Хмырь резко выпрямился. Почесал затылок, путаясь в нечесаных волосах.
— Ты только учти: то, о чем мы сейчас говорили — не руководство к действию. Это всего лишь отвлеченная болтовня. И я тебе ничего не советовал, ни к чему не принуждал. В конце концов, решать все равно будешь ты. И только ты. Забудь то, что советовала тебе Мать Евфросиния. Забудь то, что сказал тебе Аваддон. И мои слова тоже забудь. Думай сам. Смотри в душу, вспоминай, перебирай факты и думай сам. Одно только не забывай: когда придет время, действовать придется быстро. Очень быстро.
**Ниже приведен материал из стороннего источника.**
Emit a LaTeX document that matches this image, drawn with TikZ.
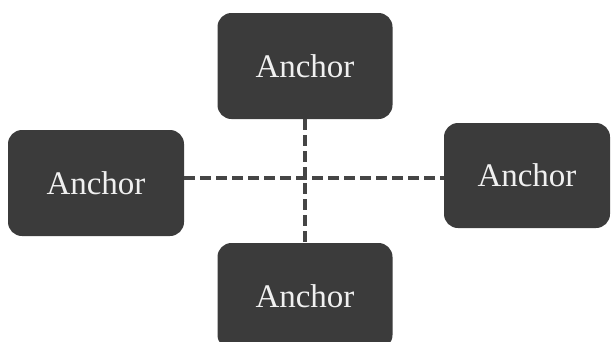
\documentclass[tikz,border=0pt]{standalone}
\usepackage{fontspec}
\setmainfont{Liberation Serif}
\definecolor{boxgray}{HTML}{3B3B3B}
\definecolor{linkgray}{HTML}{454545}
\tikzset{
  anchorbox/.style={rectangle, rounded corners=14pt, fill=boxgray, text=white!94!black,
    minimum width=175pt, minimum height=106pt, inner sep=0pt,
    font=\fontsize{33}{36}\selectfont},
  link/.style={draw=linkgray, line width=3.6pt, dash pattern=on 11pt off 5pt}
}
\begin{document}
\begin{tikzpicture}[x=1pt, y=-1pt]
  \useasboundingbox (0,0) rectangle (611,341);
  \clip (0,0) rectangle (611,341);
  % the four boxes
  \node[anchorbox] (top) at (305,66) {Anchor};
  \node[anchorbox, minimum width=176pt] (left) at (96,183) {Anchor};
  \node[anchorbox, minimum width=166pt, minimum height=105pt] (right) at (527,175.5) {Anchor};
  \node[anchorbox] (bottom) at (305,296) {Anchor};
  % crossing point of the two dashed links
  \coordinate (cross) at (305,178);
  \draw[link] (left.east |- cross) -- (right.west |- cross);
  \draw[link] (top.south) -- (bottom.north);
\end{tikzpicture}
\end{document}
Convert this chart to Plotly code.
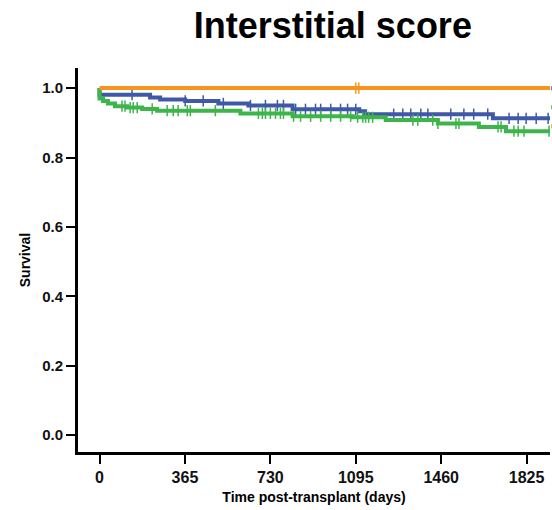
import numpy as np
import plotly.graph_objects as go

# Kaplan-Meier steps: event days and survival after each event
blue_days = [0, 216, 259, 366, 508, 636, 825, 1110, 1135, 1681]
blue_surv = [0.981, 0.973, 0.967, 0.963, 0.956, 0.950, 0.939, 0.933, 0.925, 0.913]
blue_censor = [139, 366, 443, 529, 645, 709, 760, 786, 838, 880, 923, 945, 988, 1030,
               1060, 1095, 1257, 1296, 1330, 1373, 1403, 1501, 1557, 1599, 1659, 1750,
               1789, 1823, 1866, 1917]

green_days = [0, 15, 36, 66, 118, 182, 246, 602, 825, 1082, 1223, 1446, 1621, 1737]
green_surv = [0.970, 0.963, 0.956, 0.948, 0.944, 0.940, 0.935, 0.927, 0.919, 0.916,
              0.908, 0.898, 0.888, 0.876]
green_censor = [96, 109, 131, 144, 161, 225, 289, 315, 336, 375, 388, 495, 679, 696, 709,
                730, 752, 773, 786, 829, 859, 902, 945, 988, 1030, 1073, 1103, 1125, 1137,
                1150, 1167, 1339, 1360, 1424, 1446, 1523, 1536, 1703, 1716, 1771, 1789,
                1814, 1921]

orange_days = [0]
orange_surv = [1.0]
orange_censor = [1095, 1108]

follow_up_end = 1925
x_ticks = [0, 365, 730, 1095, 1460, 1825]
y_ticks = [0.0, 0.2, 0.4, 0.6, 0.8, 1.0]

groups = [
    (blue_days, blue_surv, blue_censor, "#4058A8"),
    (green_days, green_surv, green_censor, "#3DB54A"),
    (orange_days, orange_surv, orange_censor, "#F7951E"),
]


def step_value(days, surv, t):
    idx = np.searchsorted(np.asarray(days), t, side="right") - 1
    return 1.0 if idx < 0 else surv[idx]


fig = go.Figure()
for days, surv, censor, color in groups:
    xs = [0] + list(days) + [follow_up_end]
    ys = [1.0] + list(surv) + [surv[-1]]
    # legend keys sit at the right edge; their labels run past the page
    fig.add_trace(go.Scatter(
        x=xs, y=ys, mode="lines", name="",
        line=dict(color=color, width=4, shape="hv"),
    ))
    fig.add_trace(go.Scatter(
        x=censor, y=[step_value(days, surv, t) for t in censor],
        mode="markers", showlegend=False, hoverinfo="skip",
        marker=dict(symbol="line-ns", size=8, color=color,
                    line=dict(color=color, width=1.5)),
    ))

FONT = "Liberation Sans, Arial, sans-serif"

fig.update_layout(
    width=552, height=510,
    paper_bgcolor="white", plot_bgcolor="white",
    margin=dict(l=78, r=2, t=68, b=58, autoexpand=False),
    title=dict(
        text="<b>Interstitial score</b>",
        x=0.603, xanchor="center", xref="container",
        y=0.951, yanchor="middle",
        font=dict(family=FONT, size=36, color="black"),
    ),
    showlegend=True,
    legend=dict(
        x=0.992, xanchor="left", y=0.985, yanchor="top",
        font=dict(family=FONT, size=12),
        bgcolor="rgba(0,0,0,0)",
    ),
    xaxis=dict(
        range=[-92, follow_up_end],
        tickvals=x_ticks, ticktext=[f"<b>{v}</b>" for v in x_ticks],
        showgrid=False, zeroline=False,
        showline=True, linecolor="black", linewidth=3,
        ticks="outside", ticklen=9, tickwidth=1.5, tickcolor="black",
        tickfont=dict(family=FONT, size=16, color="#111111"),
        title=dict(text="<b>Time post-transplant (days)</b>",
                   font=dict(family=FONT, size=14, color="black"),
                   standoff=7),
    ),
    yaxis=dict(
        range=[-0.049, 1.058],
        tickvals=y_ticks, ticktext=[f"<b>{v:.1f}</b>" for v in y_ticks],
        showgrid=False, zeroline=False,
        showline=True, linecolor="black", linewidth=3,
        ticks="outside", ticklen=9, tickwidth=1.5, tickcolor="black",
        tickfont=dict(family=FONT, size=15, color="#111111"),
        title=dict(text="<b>Survival</b>",
                   font=dict(family=FONT, size=14, color="black"),
                   standoff=9),
    ),
)

fig.write_html("out.html")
Тяжело оттолкнувшись, бывший верховный инквизитор встал. Закряхтел недовольно, схватившись за поясницу. Медленно распрямился.
— Опять спина болит, — пожаловался он. — Сорок лет, а здоровье уже совсем ни к черту. Вот прадед мой до девяноста дожил — и ничего. Ни разу на радикулит не жаловался. А тут на тебе… Подарочек свыше.
— Ты его хорошо помнишь? — просто ради любопытства спросил я, чтобы отвлечься от дурных мыслей. — Прадеда-то.
— Хорошо, — вздохнул Хмырь. — Очень даже хорошо. Мы с ним тогда как раз в парке гуляли… Ну, когда все исчезало. Я помню, как он пропал. Вместе с инвалидной коляской, кстати. — Инквизитор внезапно хихикнул. — Я вот все думаю, зачем Бог коляску прихватил? Не будет же он на ней ездить. Так для чего она ему?
— Не знаю, — честно ответил я, пытаясь представить себе ангелов, катающихся по раю в инвалидной коляске.
Получившаяся картина была настолько ирреальной, что казалась почти смешной… Почти.
— Вот и я не знаю. Помню, я тогда испугался до дрожи и почему-то именно из-за коляски. То, что дед исчез, меня как-то не зацепило, а вот коляска… Очень уж она хорошая была. Немецкая. Как раз за месяц до этого ветеранам Отечественной войны подарки раздавали. От скорбящего немецкого народа. Вот ему и досталась… коляска.
Я слушал. Просто слушал, не перебивая, но и не очень-то понимая, зачем он мне это все говорит.
— Я домой бежал весь в слезах. Думал, отец меня прибьет. Еще не знал тогда, что отца тоже больше нет. И матери. И сестры старшей… Никого нет. Только тетка двоюродная осталась. Она тогда как раз в больнице лежала. На операции. А врачи исчезли прямо из операционной… Ну и прожила она еще два дня после Гнева. — Хмырь невесело улыбнулся. — Наверное, Господь на ней просто сэкономил. Не захотел тратить зря силу — все равно ведь умрет…
Я молчал. Нечего мне было сказать. День Гнева я не помнил. Родителей своих не знал. Деда и уж тем более прадеда в глаза не видел.
Хмырь похлопал меня по плечу, будто утешая. Хотя сейчас, по-моему, в утешении нуждался он, а не я.